The early church as well regularly practiced the Eucharist, the good gift, and recognized it as a sign of God’s hospitality. Each time the Eucharist was taken, the costliness of the divine gift was remembered (Alexander and Rosner 2000). They also saw it as a foreshadowing of how hospitable God will be in the future when all the believers join him in the marriage supper of the Lamb (Rev 19:7-9). This regular gathering around God’s table served to inspire them towards the future and remind them of the Jubilee that was part of their past and present. Jesus while present reminded them, “But when you give a banquet, invite the poor, the crippled, the lame, and the blind.” (Luke 14:13 NRSV) (Russell, Clarkson, and Ott 2009)The visions of John end with a simple call that is a model for what the church is to be when he writes, “The Spirit and the bride say, ‘Come.’ And let everyone who hears say, ‘Come.’ And let everyone who is thirsty come. Let anyone who wishes take the water of life as a gift.” (Revelation 22:17 NRSV)

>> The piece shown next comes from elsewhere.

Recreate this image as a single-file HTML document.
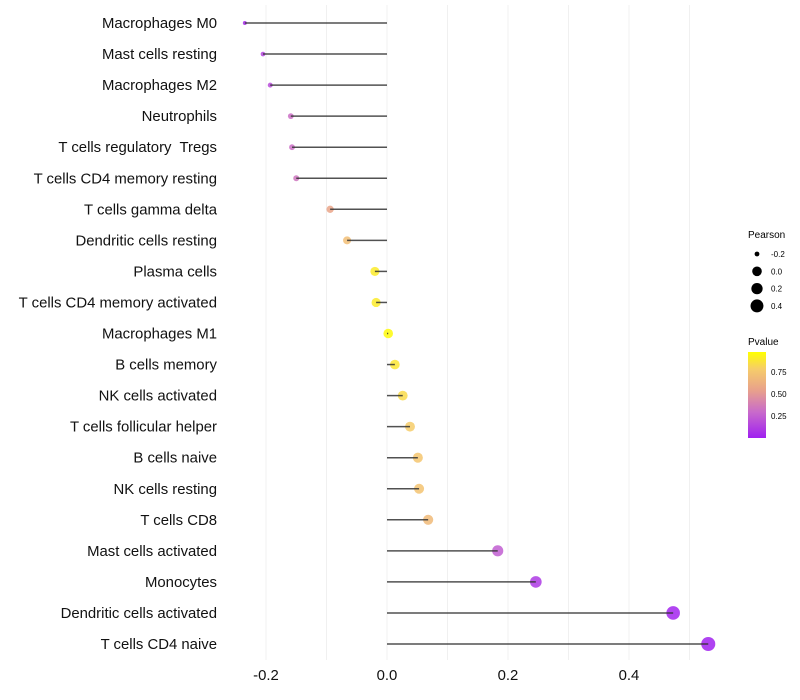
<!DOCTYPE html>
<html><head><meta charset="utf-8"><style>
body{margin:0;background:#fff;}
svg{display:block;font-family:"Liberation Sans",sans-serif;}
text{white-space:pre;}
</style></head><body>
<svg id="chart" width="800" height="700">
<defs><linearGradient id="pgrad" x1="0" y1="1" x2="0" y2="0">
<stop offset="0" stop-color="#A020F0"/><stop offset="0.3" stop-color="#C86ACB"/>
<stop offset="0.55" stop-color="#E8A08C"/><stop offset="0.8" stop-color="#F6CC6A"/>
<stop offset="1" stop-color="#FFFF00"/></linearGradient></defs>
<g id="grid"></g>
<g id="points"></g>
<g id="marks"></g>
<g id="ylabels"></g>
<g id="xlabels"></g>
<g id="lp">
<text x="748" y="238" font-size="10">Pearson</text></g>
<g>
<text x="748" y="345" font-size="10">Pvalue</text>
<rect x="748" y="352" width="18" height="86" fill="url(#pgrad)"/>
<text x="771" y="375" font-size="8">0.75</text>
<text x="771" y="397" font-size="8">0.50</text>
<text x="771" y="419" font-size="8">0.25</text>
</g>
</svg>
<script>
const categories=["Macrophages M0","Mast cells resting","Macrophages M2","Neutrophils","T cells regulatory  Tregs","T cells CD4 memory resting","T cells gamma delta","Dendritic cells resting","Plasma cells","T cells CD4 memory activated","Macrophages M1","B cells memory","NK cells activated","T cells follicular helper","B cells naive","NK cells resting","T cells CD8","Mast cells activated","Monocytes","Dendritic cells activated","T cells CD4 naive"];
const pearson=[-0.235,-0.205,-0.193,-0.159,-0.157,-0.150,-0.094,-0.066,-0.020,-0.018,0.002,0.013,0.026,0.038,0.051,0.053,0.068,0.183,0.246,0.473,0.531];
const pvalues=[0.05,0.15,0.18,0.32,0.32,0.35,0.58,0.72,0.92,0.92,0.98,0.9,0.86,0.8,0.76,0.75,0.7,0.25,0.1,0.02,0.01];
const xticks=[-0.2,0,0.2,0.4];
const xtickLabels=["-0.2","0.0","0.2","0.4"];
const legendVals=[-0.2,0,0.2,0.4];
const legendLabels=["-0.2","0.0","0.2","0.4"];
const NS="http://www.w3.org/2000/svg";
const X=v=>387+v*605;
const Y=i=>23+i*31.05;
const R=v=>Math.max(1.5, v<0 ? 4.8+12*v : 4.8+4.2*v);
const stops=[[0,[160,32,240]],[0.3,[200,106,203]],[0.55,[232,160,140]],[0.8,[246,204,106]],[1,[255,255,0]]];
function col(p){for(let i=1;i<stops.length;i++){if(p<=stops[i][0]){const a=stops[i-1],b=stops[i],t=(p-a[0])/(b[0]-a[0]);return 'rgb('+a[1].map((c,k)=>Math.round(c+(b[1][k]-c)*t)).join(',')+')';}}return 'rgb(255,255,0)';}
function mk(tag,attrs,parent){const e=document.createElementNS(NS,tag);for(const k in attrs)e.setAttribute(k,attrs[k]);document.getElementById(parent).appendChild(e);return e;}
for(let k=-2;k<=5;k++){const v=k*0.1;const g=mk('line',{x1:X(v),x2:X(v),y1:5,y2:660,stroke:'#f0f0f0','stroke-width':1},'grid');

}
categories.forEach((c,i)=>{
const p=mk('circle',{cx:X(pearson[i]),cy:Y(i),r:R(pearson[i]),fill:col(pvalues[i]),'fill-opacity':0.85},'points');


const s=mk('line',{x1:X(0),x2:X(pearson[i]),y1:Y(i),y2:Y(i),stroke:'#333','stroke-width':1.5,'stroke-opacity':0.85},'marks');


const t=mk('text',{x:217,y:Y(i)+5,'font-size':14.9,'text-anchor':'end',fill:'#111'},'ylabels');t.textContent=c;


});
xticks.forEach((v,i)=>{const t=mk('text',{x:X(v),y:680,'font-size':14.9,'text-anchor':'middle',fill:'#111'},'xlabels');t.textContent=xtickLabels[i];

});
legendVals.forEach((v,i)=>{const y=254+i*17.3;
const c=mk('circle',{cx:757,cy:y,r:R(v),fill:'#000'},'lp');


const t=mk('text',{x:771,y:y+3,'font-size':8},'lp');t.textContent=legendLabels[i];

});
</script>
</body></html>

The tradition of hospitality carried its way into the early church years and evidenced by continued discussion about its practice. In the Didache (Did 11f.) travelling evangelists are said to have special privilege in receiving hospitality (Elliott 1986). The travelling preacher is to be given food enough to reach the next night’s lodgings and that if he asks for money he is a false prophet (Carson 1994). In Early Christian Hospitality D.W. Riddle uses the word “charming when describing the hospitality of the early church. In a reference to patristic sources he notes,

These examples of hospitality suggest that the custom may account for a notable phenomenon of those days: the acceptance of the traveling preacher’s message by entire households…. that the primitive churches were house-churches is a detail of this, and an aspect of early Christian hospitality…. This brings the student directly to the social processes in Christianity’s expansion. One of them was early Christian hospitality. In it one sees an ultimate medium of Christianity’s growth. (Riddle 1938)

These early Christians saw themselves as resident aliens. Though they knew much of the surrounding culture they realized that they were different. Referencing the Letter to Diognetus, Husbands and Green in Ancient Faith for the Church’s Future paints the picture that for the early Christians every place was and was not their home or it could be said that every foreign land for them was their Fatherland, yet every Fatherland was a foreign land (Husbands and Greenman 2008). Jerome in more heart felt terms wrote that believers should “let the poor men and strangers be acquainted with your modest table, and with them Christ shall be your guest.” (Jerome)

Next: Hospitality, Part 3


[1] It is worth noting here that the life-change in Zaccheus does not result in him picking up and leaving to go with Jesus. He is left there in his “place” to tell the story of what has happened to him and his family and to show hospitality as it has been shown to him.